17 Dec 2015

Applying Strategy Concepts In Innovative Ways Through Technology


Photo by Susan Young

Part Monopoly marathon, part chess championship, “Strategic Brew” is a multimedia simulation that engages students in a fast-paced exercise in strategic decision-making. Working together in teams, students gain practical exposure to the choices involved in developing a product, bringing it to market, and devising a competitive advantage. The simulation, incorporated into the required MBA Strategy course, was introduced in March 2015 to all 900+ first-year students during a two-day event in the Batten Hall hive classrooms.

“Strategic Brew” was created over a two-year period by Ramon Casadesus-Masanell, Herman C. Krannert Professor of Business Administration, and Gaston Llanes, associate professor at the School of Business of the Catholic University of Chile, with help from HBS’s Educational Technology Services. The simulation shows, rather than tells, students how to strategize. It is an example of the way experiential learning and technology are being incorporated into the curriculum.

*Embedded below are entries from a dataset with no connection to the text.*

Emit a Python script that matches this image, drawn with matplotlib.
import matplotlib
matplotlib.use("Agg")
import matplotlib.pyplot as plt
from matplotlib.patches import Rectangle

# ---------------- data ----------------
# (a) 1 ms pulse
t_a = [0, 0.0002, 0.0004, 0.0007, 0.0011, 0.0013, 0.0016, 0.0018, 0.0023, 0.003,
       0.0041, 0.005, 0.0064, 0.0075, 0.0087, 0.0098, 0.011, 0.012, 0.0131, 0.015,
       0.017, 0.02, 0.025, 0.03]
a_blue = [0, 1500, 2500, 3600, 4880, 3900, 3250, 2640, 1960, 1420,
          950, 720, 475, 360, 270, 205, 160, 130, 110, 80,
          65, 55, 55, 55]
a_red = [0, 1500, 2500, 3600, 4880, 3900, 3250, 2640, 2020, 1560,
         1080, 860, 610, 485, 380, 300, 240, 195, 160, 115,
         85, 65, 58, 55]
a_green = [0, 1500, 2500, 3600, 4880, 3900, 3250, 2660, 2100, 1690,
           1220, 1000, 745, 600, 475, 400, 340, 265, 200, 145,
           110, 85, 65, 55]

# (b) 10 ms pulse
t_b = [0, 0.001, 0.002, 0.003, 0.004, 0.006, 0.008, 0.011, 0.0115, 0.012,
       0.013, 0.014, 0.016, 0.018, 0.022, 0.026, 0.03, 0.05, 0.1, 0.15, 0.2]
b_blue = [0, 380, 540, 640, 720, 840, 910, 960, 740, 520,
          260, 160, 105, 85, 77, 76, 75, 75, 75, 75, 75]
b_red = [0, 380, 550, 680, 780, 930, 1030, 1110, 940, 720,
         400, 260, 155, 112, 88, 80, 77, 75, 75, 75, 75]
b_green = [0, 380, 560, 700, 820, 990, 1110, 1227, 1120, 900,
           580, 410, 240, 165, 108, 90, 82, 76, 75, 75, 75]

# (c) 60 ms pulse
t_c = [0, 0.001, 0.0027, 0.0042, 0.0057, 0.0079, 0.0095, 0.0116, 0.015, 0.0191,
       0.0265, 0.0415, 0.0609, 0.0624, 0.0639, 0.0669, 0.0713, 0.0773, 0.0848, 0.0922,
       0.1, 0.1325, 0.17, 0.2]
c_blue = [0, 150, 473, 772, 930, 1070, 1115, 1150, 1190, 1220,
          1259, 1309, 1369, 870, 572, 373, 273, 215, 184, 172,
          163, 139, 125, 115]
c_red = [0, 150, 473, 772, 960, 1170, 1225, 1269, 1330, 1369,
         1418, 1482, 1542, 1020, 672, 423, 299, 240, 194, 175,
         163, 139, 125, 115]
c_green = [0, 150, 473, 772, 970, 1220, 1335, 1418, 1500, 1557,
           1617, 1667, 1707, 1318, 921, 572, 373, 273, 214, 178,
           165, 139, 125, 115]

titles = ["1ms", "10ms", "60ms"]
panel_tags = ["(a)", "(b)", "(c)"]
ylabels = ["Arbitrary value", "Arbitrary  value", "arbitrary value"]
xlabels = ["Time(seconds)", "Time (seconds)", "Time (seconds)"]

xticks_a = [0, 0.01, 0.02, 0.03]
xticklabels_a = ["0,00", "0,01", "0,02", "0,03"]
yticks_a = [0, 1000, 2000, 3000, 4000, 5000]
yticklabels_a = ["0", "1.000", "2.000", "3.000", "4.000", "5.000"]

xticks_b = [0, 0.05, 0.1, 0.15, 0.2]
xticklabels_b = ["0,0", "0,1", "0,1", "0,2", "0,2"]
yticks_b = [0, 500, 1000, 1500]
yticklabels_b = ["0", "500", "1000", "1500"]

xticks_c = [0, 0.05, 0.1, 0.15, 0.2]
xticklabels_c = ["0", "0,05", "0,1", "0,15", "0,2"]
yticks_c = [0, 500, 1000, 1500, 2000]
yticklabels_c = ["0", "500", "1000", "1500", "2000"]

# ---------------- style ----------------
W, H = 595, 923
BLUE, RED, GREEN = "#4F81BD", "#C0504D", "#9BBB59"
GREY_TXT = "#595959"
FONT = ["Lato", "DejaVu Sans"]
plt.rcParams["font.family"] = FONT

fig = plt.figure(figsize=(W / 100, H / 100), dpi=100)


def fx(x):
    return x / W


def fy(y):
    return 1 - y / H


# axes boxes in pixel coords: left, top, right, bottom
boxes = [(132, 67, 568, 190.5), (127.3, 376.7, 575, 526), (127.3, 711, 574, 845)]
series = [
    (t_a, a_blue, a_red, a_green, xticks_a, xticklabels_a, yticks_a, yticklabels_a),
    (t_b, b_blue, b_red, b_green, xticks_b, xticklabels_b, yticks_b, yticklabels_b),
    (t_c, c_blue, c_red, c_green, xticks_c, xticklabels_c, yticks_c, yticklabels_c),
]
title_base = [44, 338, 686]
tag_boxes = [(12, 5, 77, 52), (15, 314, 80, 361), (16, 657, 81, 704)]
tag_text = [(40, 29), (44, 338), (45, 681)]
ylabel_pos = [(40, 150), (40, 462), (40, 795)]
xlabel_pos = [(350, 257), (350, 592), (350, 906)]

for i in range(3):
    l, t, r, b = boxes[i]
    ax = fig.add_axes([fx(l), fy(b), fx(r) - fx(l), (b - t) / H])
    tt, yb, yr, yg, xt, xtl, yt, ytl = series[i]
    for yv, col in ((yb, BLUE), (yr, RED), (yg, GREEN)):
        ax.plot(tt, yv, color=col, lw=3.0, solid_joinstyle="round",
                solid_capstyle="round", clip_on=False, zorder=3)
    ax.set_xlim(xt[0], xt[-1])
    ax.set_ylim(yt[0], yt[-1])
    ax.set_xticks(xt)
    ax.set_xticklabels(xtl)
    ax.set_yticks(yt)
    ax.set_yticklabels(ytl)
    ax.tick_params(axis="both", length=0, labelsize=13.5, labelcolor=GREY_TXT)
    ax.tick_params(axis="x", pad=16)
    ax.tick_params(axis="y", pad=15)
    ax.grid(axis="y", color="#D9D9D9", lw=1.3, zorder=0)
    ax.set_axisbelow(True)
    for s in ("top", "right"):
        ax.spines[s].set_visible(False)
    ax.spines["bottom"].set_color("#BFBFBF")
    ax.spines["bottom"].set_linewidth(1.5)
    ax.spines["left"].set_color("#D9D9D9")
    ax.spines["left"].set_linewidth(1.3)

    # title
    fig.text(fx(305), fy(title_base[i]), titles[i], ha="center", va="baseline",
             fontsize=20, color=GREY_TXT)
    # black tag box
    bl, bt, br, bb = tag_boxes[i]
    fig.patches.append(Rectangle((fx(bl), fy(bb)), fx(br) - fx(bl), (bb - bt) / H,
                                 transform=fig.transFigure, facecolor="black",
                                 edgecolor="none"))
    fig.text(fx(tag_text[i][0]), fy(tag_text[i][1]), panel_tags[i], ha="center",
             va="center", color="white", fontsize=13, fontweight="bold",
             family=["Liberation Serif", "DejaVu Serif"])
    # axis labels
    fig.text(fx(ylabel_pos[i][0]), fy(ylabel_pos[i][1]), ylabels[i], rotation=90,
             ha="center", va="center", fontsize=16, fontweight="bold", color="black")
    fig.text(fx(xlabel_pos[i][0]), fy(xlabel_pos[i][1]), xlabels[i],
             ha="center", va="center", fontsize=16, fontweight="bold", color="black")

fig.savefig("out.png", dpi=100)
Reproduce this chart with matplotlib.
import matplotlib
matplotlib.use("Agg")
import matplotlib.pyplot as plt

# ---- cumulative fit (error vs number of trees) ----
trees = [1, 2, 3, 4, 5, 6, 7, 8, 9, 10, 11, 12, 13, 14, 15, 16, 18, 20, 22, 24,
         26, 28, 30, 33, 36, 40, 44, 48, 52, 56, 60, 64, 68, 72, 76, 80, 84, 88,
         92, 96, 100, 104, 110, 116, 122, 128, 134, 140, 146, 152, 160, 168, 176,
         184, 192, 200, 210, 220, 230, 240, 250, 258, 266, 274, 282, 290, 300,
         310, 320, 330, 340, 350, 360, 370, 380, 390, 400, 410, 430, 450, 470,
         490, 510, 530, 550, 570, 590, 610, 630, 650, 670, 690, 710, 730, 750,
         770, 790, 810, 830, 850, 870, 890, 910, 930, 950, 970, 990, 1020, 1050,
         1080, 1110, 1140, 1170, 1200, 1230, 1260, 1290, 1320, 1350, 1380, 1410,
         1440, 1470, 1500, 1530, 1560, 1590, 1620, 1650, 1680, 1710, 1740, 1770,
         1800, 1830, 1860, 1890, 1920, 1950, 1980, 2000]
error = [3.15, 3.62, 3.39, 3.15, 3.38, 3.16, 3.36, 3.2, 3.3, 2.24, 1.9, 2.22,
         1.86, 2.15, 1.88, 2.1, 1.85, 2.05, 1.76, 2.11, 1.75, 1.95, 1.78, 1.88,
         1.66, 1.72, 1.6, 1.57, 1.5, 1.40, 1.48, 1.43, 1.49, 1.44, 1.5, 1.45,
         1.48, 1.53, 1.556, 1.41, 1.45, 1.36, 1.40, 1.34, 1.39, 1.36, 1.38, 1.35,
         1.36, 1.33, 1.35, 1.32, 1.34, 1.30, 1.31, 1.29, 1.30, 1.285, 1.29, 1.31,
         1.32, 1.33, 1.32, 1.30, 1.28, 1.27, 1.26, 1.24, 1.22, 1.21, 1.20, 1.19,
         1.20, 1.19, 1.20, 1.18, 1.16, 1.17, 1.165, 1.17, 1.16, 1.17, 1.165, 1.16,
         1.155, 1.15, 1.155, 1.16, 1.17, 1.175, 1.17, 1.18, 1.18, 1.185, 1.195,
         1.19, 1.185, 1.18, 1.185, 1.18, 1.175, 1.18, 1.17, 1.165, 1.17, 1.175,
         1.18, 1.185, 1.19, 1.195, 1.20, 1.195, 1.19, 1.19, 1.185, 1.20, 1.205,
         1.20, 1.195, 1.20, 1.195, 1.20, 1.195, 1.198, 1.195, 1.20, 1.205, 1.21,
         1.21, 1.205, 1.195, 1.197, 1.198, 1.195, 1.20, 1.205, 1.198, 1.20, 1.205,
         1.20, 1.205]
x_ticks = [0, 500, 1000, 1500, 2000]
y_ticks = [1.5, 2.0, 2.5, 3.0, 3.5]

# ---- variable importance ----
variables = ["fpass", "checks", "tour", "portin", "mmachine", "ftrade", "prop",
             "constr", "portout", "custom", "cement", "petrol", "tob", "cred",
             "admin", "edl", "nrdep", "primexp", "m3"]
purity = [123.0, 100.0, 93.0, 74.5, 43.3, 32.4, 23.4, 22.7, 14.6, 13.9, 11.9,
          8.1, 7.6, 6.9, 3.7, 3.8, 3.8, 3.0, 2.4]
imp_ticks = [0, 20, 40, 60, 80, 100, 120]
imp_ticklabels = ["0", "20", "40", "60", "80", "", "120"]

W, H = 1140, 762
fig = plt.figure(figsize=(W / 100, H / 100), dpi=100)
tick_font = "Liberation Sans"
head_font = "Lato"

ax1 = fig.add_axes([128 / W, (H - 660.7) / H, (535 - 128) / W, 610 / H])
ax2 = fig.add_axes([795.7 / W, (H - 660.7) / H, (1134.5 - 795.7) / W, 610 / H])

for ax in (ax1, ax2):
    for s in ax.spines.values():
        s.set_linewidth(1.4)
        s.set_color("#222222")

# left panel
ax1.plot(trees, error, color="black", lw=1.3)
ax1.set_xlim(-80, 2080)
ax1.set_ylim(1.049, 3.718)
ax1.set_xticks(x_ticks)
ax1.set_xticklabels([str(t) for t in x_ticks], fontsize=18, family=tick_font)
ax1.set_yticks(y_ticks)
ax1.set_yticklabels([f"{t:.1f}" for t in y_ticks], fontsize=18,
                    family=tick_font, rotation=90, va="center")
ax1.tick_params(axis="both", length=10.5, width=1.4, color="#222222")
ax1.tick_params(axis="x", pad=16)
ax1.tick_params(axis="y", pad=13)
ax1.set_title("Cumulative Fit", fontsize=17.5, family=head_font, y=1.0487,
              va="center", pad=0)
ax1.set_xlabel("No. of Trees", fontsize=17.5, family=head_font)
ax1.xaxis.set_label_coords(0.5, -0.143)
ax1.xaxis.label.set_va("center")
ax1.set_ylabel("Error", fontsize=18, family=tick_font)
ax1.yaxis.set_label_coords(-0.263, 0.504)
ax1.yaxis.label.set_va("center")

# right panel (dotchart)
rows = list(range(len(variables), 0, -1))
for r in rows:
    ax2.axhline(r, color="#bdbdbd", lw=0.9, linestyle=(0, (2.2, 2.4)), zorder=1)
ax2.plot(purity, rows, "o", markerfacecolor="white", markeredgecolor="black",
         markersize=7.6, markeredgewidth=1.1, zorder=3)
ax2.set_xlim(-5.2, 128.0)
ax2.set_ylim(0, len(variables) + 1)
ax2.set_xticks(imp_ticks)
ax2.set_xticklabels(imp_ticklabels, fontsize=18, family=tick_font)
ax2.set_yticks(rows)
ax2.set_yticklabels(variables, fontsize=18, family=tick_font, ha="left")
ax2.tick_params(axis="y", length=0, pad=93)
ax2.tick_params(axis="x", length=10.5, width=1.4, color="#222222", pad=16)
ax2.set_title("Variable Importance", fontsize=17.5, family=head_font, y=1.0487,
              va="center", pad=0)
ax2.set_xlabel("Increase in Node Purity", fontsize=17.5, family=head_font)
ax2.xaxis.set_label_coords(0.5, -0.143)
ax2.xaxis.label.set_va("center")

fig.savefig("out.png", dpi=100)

HBS’s most complex simulation to date, “Strategic Brew” focuses on maximizing the profitability of a beer company. Students are assigned to four-member brewery teams, and four of these teams are then aggregated into an industry. Team members study data and collaborate on beer design, pricing, and packaging, as well as on decisions about manufacturing and marketing. After each round of play, reports are generated that include balance sheets, customer beer preferences, and ways in which the brewery compares to the competition. Team members have one hour to digest the information and formulate a new strategy. At the end of eight rounds, industry winners are selected based on their overall performance throughout the game.

“There’s a lot of energy in the room. Students get right into the simulation because they have skin in the game. They want to do well and they work all the harder when they can see very clearly whether they are doing better or worse than the other teams,” says Casadesus-Masanell. “The simulation enables students to think very broadly about strategy, using the same tools that they’ve seen in the course. We can have a case discussion to determine whether ideas are reasonable or not, but there’s no way for us to test them in the classroom. In the simulation, students have to make choices and then learn about the consequences of those choices.”